Search code examples
rdplyrdata-cleaning

In R, how do I create a new df column based on an existing column compared to a vector?


In R, I have a data frame and a vector. The data frame has a column of dates (e.g. column A). The vector also contains dates. The dates are not necessarily continuous (i.e. a few consecutive dates may be 1/4/23, 1/17/23, 2/4/23, etc.) for either column A or the vector.

I want to create a new column in the data frame (column B) which is equal to (for each row) the minimum value of the vector that is greater than the date in column A. Perhaps a more general way of putting it, I want to create a new data frame column based on an existing column compared to a vector.

I have figured out how to do this using a function/loop, but it is not the cleanest.
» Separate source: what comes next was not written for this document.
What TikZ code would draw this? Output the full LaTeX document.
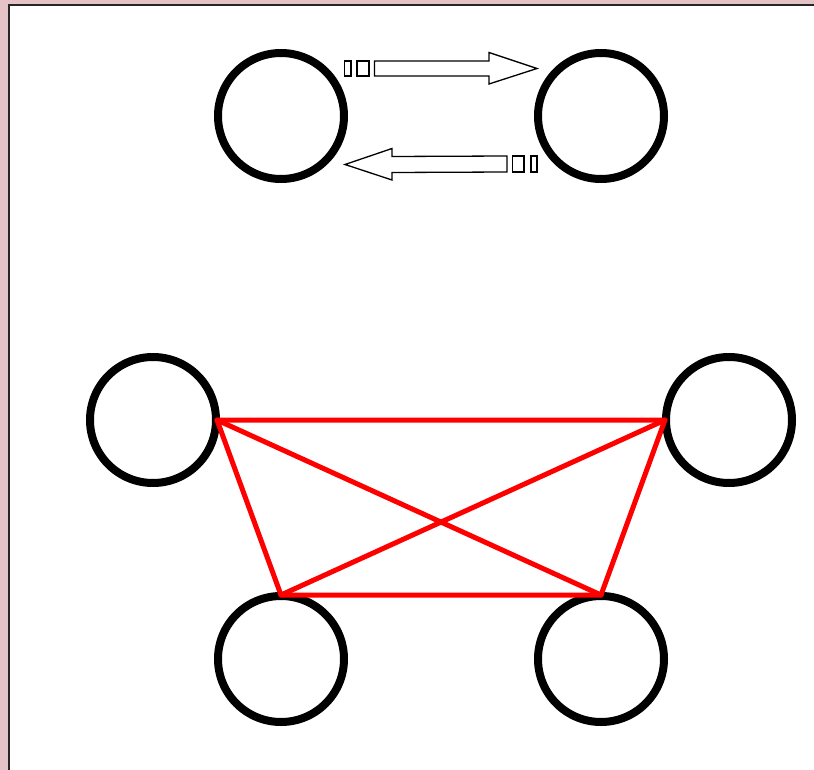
\documentclass[tikz,border=0pt]{standalone}
\usepackage{tikz}

\definecolor{framepink}{HTML}{E4C2C5}
\definecolor{edgered}{HTML}{FF0000}

\tikzset{
  peer/.style={circle, draw=black, line width=8pt, minimum size=126pt, inner sep=0pt, fill=none},
  link/.style={draw=edgered, line width=5pt, line cap=round, line join=round},
  flowarrow/.style={draw=black, line width=1.3pt, fill=white, line join=miter},
}

\begin{document}
\begin{tikzpicture}[x=1pt, y=-1pt]

  %% ==== background and frame ====
  \fill[framepink] (0,0) rectangle (814,770);
  \filldraw[fill=white, draw=black!85, line width=2pt] (9,5) rectangle (830,790);

  %% ==== circles ====
  \node[peer] (tl) at (281,116) {};
  \node[peer] (tr) at (601,116) {};
  \node[peer] (ml) at (153,420) {};
  \node[peer] (mr) at (729,420) {};
  \node[peer] (bl) at (281,659) {};
  \node[peer] (br) at (601,659) {};

  %% ==== red links ====
  \coordinate (pA) at ([xshift=-3pt]ml.east);
  \coordinate (pB) at ([xshift=3pt]mr.west);
  \coordinate (pC) at ([yshift=-3pt]bl.north);
  \coordinate (pD) at ([yshift=-3pt]br.north);
  \draw[link] (pA) -- (pB) -- (pD) -- (pC) -- cycle;
  \draw[link] (pA) -- (pD);
  \draw[link] (pB) -- (pC);

  %% ==== arrows between top circles ====
  % right arrow, tl -> tr
  \draw[flowarrow] (344.5,61) rectangle (351,76);
  \draw[flowarrow] (357,61) rectangle (369,76);
  \draw[flowarrow] (374.5,61) -- (489,61) -- (489,52.5) -- (537,68.5)
    -- (489,84) -- (489,76) -- (374.5,76) -- cycle;
  % left arrow, tr -> tl
  \draw[flowarrow] (531,156) rectangle (537,172);
  \draw[flowarrow] (512.5,156) rectangle (524,172);
  \draw[flowarrow] (507,156) -- (392,156.5) -- (392,148.5) -- (345,164.5)
    -- (392,180) -- (392,172.5) -- (507,172) -- cycle;

  \pgfresetboundingbox
  \path[use as bounding box] (0,0) rectangle (814,770);
\end{tikzpicture}
\end{document}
Is there a simpler way to do this without a loop? A dplyr solution would be ideal, as that is what I mostly use elsewhere in my code, but any help would be much appreciated. It would also be helpful to know if this is not possible without a loop. Thanks!


Solution

  • Using a rowwise mutate in dplyr, subset the vector to elements >= your date column, sort, and take the first element:

    library(dplyr)
    
    # example data
    dat <- data.frame(
      columnA = as.Date(c("2023-01-04", "2023-01-17", "2023-02-04"))
    )
    vec <- as.Date(c("2023-01-01", "2023-03-01", "2023-01-04", "2023-01-30"))
    
    dat %>%
      rowwise() %>%
      mutate(columnB = first(sort(vec[vec >= columnA]))) %>%
      ungroup()
    
    # A tibble: 3 × 2
      columnA    columnB   
      <date>     <date>    
    1 2023-01-04 2023-01-04
    2 2023-01-17 2023-01-30
    3 2023-02-04 2023-03-01